By Stuart Pfiefer, Los Angeles Times, June 11, 2004
Orange County became the second county, after Merced, to gain recertification of its paperless, electronic voting system. Merced and Orange counties have both agreed to comply with Secretary of State Kevin Shelley's 23 new security requirements that must be met for paperless electronic systems to be used in California this November.
Among these 23 requirements is one that requires counties to give voters the right to cast a paper ballot at their polling places if they prefer to do so. The recertification rules also require the counties' vendors to provide their source code to the Secretary of State. ES&S, which is Merced's vendor, and Hart Intercivic, Orange's vendor, have agreed to do so.
Excerpts from the LA Times story:
Orange County was the first large county to win the secretary's approval to use electronic balloting in November; Shelley approved Merced County's system Monday.
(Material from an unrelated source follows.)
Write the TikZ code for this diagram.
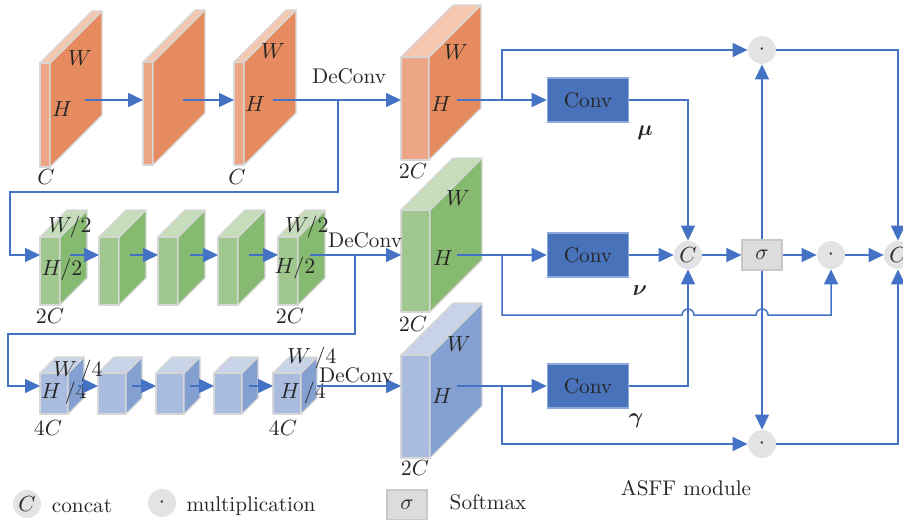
\documentclass[tikz,border=0pt]{standalone}
\usepackage{amsmath,amssymb}
\usepackage{tikz}
\usetikzlibrary{arrows.meta, positioning}
\definecolor{orfront}{RGB}{237,166,133}
\definecolor{orside}{RGB}{230,138,95}
\definecolor{ortop}{RGB}{244,199,176}
\definecolor{grfront}{RGB}{160,200,142}
\definecolor{grside}{RGB}{134,186,112}
\definecolor{grtop}{RGB}{197,221,186}
\definecolor{blfront}{RGB}{169,188,223}
\definecolor{blside}{RGB}{132,160,208}
\definecolor{bltop}{RGB}{200,211,232}
\definecolor{edgegray}{RGB}{215,215,215}
\definecolor{flowblue}{RGB}{68,114,196}
\definecolor{convblue}{RGB}{72,114,185}
\definecolor{convedge}{RGB}{142,169,219}
\definecolor{opgray}{RGB}{227,227,229}
\definecolor{softgray}{RGB}{220,220,220}
\definecolor{softedge}{RGB}{200,200,200}

% feature map: name, x, y (top-left of front face), width, height, depth, colour
\newcommand{\fmap}[7]{%
  \node[face, fill=#7front, minimum width=#4*0.5pt, minimum height=#5*0.5pt,
        anchor=north west] (#1) at (#2,#3) {};
  \filldraw[face, fill=#7side] (#1.north east) -- ++(#6,-#6) -- ++(0,#5)
    -- (#1.south east) -- cycle;
  \filldraw[face, fill=#7top] (#1.north west) -- ++(#6,-#6) -- ++(#4,0)
    -- (#1.north east) -- cycle;
}

\begin{document}
\begin{tikzpicture}[
      x=0.5pt, y=-0.5pt,
      every node/.style={font=\fontsize{10.6pt}{12pt}\selectfont, text=black!85},
      face/.style={draw=edgegray, line width=0.6pt, line join=round,
                   inner sep=0pt, outer sep=0pt},
      flow/.style={draw=flowblue, line width=0.75pt},
      arrow/.style={flow, -{Triangle[length=7.5pt, width=7pt]}},
      conv/.style={draw=convedge, fill=convblue, line width=0.8pt,
                   minimum width=40.5pt, minimum height=22pt, inner sep=0pt},
      op/.style={circle, fill=opgray, minimum size=14pt, inner sep=0pt},
      soft/.style={draw=softedge, fill=softgray, line width=0.6pt,
                   minimum width=20pt, minimum height=15pt, inner sep=0pt},
      lbl/.style={inner sep=1pt},
    ]
    \useasboundingbox (0,0) rectangle (903,519);

    % Rama 1: resolucion original
    \fmap{o1}{40}{63}{10}{104}{52}{or}
    \fmap{o2}{143}{62}{10}{103}{52}{or}
    \fmap{o3}{234}{62}{10}{103}{52}{or}
    \node[lbl] (o1W) at (80,58)  {$W$};
    \node[lbl] (o1H) at (62,109) {$H$};
    \node[lbl] (o1C) at (46,177) {$C$};
    \node[lbl] (o3W) at (273,51) {$W$};
    \node[lbl] (o3H) at (255,104) {$H$};
    \node[lbl] (o3C) at (237,177) {$C$};

    % Rama 2: W/2 x H/2
    \fmap{g1}{40}{237}{20}{68}{27}{gr}
    \fmap{g2}{99}{237}{20}{68}{27}{gr}
    \fmap{g3}{158}{237}{20}{68}{27}{gr}
    \fmap{g4}{218}{237}{20}{68}{27}{gr}
    \fmap{g5}{278}{237}{20}{68}{27}{gr}
    \node[lbl] (g1W) at (70,227)  {$W/2$};
    \node[lbl] (g1H) at (62,270)  {$H/2$};
    \node[lbl] (g1C) at (50,316)  {$2C$};
    \node[lbl] (g5W) at (307,227) {$W/2$};
    \node[lbl] (g5H) at (295,268) {$H/2$};
    \node[lbl] (g5C) at (290,316) {$2C$};

    % Rama 3: W/4 x H/4
    \fmap{b1}{40}{373}{28}{41}{16}{bl}
    \fmap{b2}{98}{373}{28}{41}{16}{bl}
    \fmap{b3}{156}{373}{28}{41}{16}{bl}
    \fmap{b4}{214}{373}{28}{41}{16}{bl}
    \fmap{b5}{273}{373}{28}{41}{16}{bl}
    \node[lbl] (b1W) at (78,371)  {$W\,/4$};
    \node[lbl] (b1H) at (64,393)  {$H\,/4$};
    \node[lbl] (b1C) at (48,428)  {$4C$};
    \node[lbl] (b5W) at (312,358) {$W\,/4$};
    \node[lbl] (b5H) at (303,393) {$H\,/4$};
    \node[lbl] (b5C) at (283,428) {$4C$};

    % Mapas tras DeConv
    \fmap{O}{401}{57}{28}{103}{52}{or}
    \fmap{G}{401}{210}{29}{102}{52}{gr}
    \fmap{B}{401}{355}{29}{103}{52}{bl}
    \node[lbl] (OW) at (456,52)  {$W$};
    \node[lbl] (OH) at (441,104) {$H$};
    \node[lbl] (OC) at (413,171) {$2C$};
    \node[lbl] (GW) at (458,198) {$W$};
    \node[lbl] (GH) at (443,258) {$H$};
    \node[lbl] (GC) at (413,324) {$2C$};
    \node[lbl] (BW) at (459,344) {$W$};
    \node[lbl] (BH) at (442,396) {$H$};
    \node[lbl] (BC) at (415,468) {$2C$};

    % Flechas rama 1
    \coordinate (o1x) at (85,100);
    \coordinate (o2x) at (183,100);
    \coordinate (o3x) at (273,100);
    \draw[arrow] (o1x) -- (o1x -| o2.west);
    \draw[arrow] (o2x) -- (o2x -| o3.west);
    \draw[arrow] (o3x) -- (o3x -| O.west);
    \node[lbl] (dc1) at (349,76) {DeConv};

    % Flechas rama 2
    \coordinate (f1)  at (338,100);
    \coordinate (gin) at (10,255);
    \draw[arrow] (f1) -- ++(0,92) -| (gin) -- (gin -| g1.west);
    \coordinate (g1x) at (70,255);
    \coordinate (g2x) at (130,255);
    \coordinate (g3x) at (190,255);
    \coordinate (g4x) at (249,255);
    \coordinate (g5x) at (310,255);
    \draw[arrow] (g1x) -- (g1x -| g2.west);
    \draw[arrow] (g2x) -- (g2x -| g3.west);
    \draw[arrow] (g3x) -- (g3x -| g4.west);
    \draw[arrow] (g4x) -- (g4x -| g5.west);
    \draw[arrow] (g5x) -- (g5x -| G.west);
    \node[lbl] (dc2) at (365,240) {DeConv};

    % Flechas rama 3
    \coordinate (f2)  at (355,255);
    \coordinate (bin) at (8,386);
    \draw[arrow] (f2) -- ++(0,79) -| (bin) -- (bin -| b1.west);
    \coordinate (b1x) at (78,386);
    \coordinate (b2x) at (132,386);
    \coordinate (b3x) at (190,386);
    \coordinate (b4x) at (249,386);
    \coordinate (b5x) at (317,386);
    \draw[arrow] (b1x) -- (b1x -| b2.west);
    \draw[arrow] (b2x) -- (b2x -| b3.west);
    \draw[arrow] (b3x) -- (b3x -| b4.west);
    \draw[arrow] (b4x) -- (b4x -| b5.west);
    \draw[arrow] (b5x) -- (b5x -| B.west);
    \node[lbl] (dc3) at (356,375) {DeConv};

    % Modulo ASFF
    \node[conv] (conv1) at (588,100) {Conv};
    \node[conv] (conv2) at (588,255) {Conv};
    \node[conv] (conv3) at (588,386) {Conv};
    \node[lbl] (mu)    at (645,133) {$\boldsymbol{\mu}$};
    \node[lbl] (nu)    at (640,291) {$\boldsymbol{\nu}$};
    \node[lbl] (gamma) at (636,421) {$\boldsymbol{\gamma}$};

    \node[op]   (cat)  at (688,255) {$C$};
    \node[soft] (sig)  at (762,255) {$\sigma$};
    \node[op]   (dotA) at (762,50)  {$\cdot$};
    \node[op]   (dotB) at (831,255) {$\cdot$};
    \node[op]   (dotC) at (762,444) {$\cdot$};
    \node[op]   (out)  at (898,255) {$C$};

    \coordinate (Ox) at (457,100);
    \coordinate (Gx) at (457,255);
    \coordinate (Bx) at (457,386);
    \coordinate (s1) at (502,100);
    \coordinate (s2) at (502,255);
    \coordinate (s3) at (502,386);

    \draw[arrow] (Ox) -- (conv1);
    \draw[arrow] (Gx) -- (conv2);
    \draw[arrow] (Bx) -- (conv3);
    \draw[arrow] (s1) |- (dotA);
    \draw[arrow] (s3) |- (dotC);
    \draw[arrow] (s2) -- ++(0,60) -- (682,315)
      arc[start angle=180, end angle=360, radius=6] -- (756,315)
      arc[start angle=180, end angle=360, radius=6] -- (831,315) -- (dotB);

    \draw[arrow] (conv1) -| (cat);
    \draw[arrow] (conv2) -- (cat);
    \draw[arrow] (conv3) -| (cat);
    \draw[arrow] (cat)  -- (sig);
    \draw[arrow] (sig)  -- (dotB);
    \draw[arrow] (dotB) -- (out);
    \draw[arrow] (sig)  -- (dotA);
    \draw[arrow] (sig)  -- (dotC);
    \draw[arrow] (dotA) -| (out);
    \draw[arrow] (dotC) -| (out);

    % Leyenda
    \node[op]   (lgC)  at (27,504)  {$C$};
    \node[lbl]  (lgCt) at (82,506)  {concat};
    \node[op]   (lgD)  at (162,503) {$\cdot$};
    \node[lbl]  (lgDt) at (251,506) {multiplication};
    \node[soft] (lgS)  at (407,505) {$\sigma$};
    \node[lbl]  (lgSt) at (488,502) {Softmax};
    \node[lbl]  (asff) at (686,488) {ASFF module};

  \end{tikzpicture}
\end{document}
"They came to Sacramento and answered tough questions. I'm very pleased with their assurances," Shelley said. "One of the conditions of the recertification was that the poll workers be trained in the use of these technologies and that they submit a poll worker training plan. That gives me a level of confidence."
Orange County met the secretary's requirements last month, but the secretary delayed approving its system until Hart agreed to hand over its "source code," the complex software that controls the voting and tabulating machines, so the secretary of state could test it.
Computer scientists who tested the source code of one of Hart's rivals, Diebold Election Systems, produced reports that suggested that system could be vulnerable to manipulation. It was such reports, as well as problems in Orange and other counties in March, that led Shelley to temporarily ban the systems.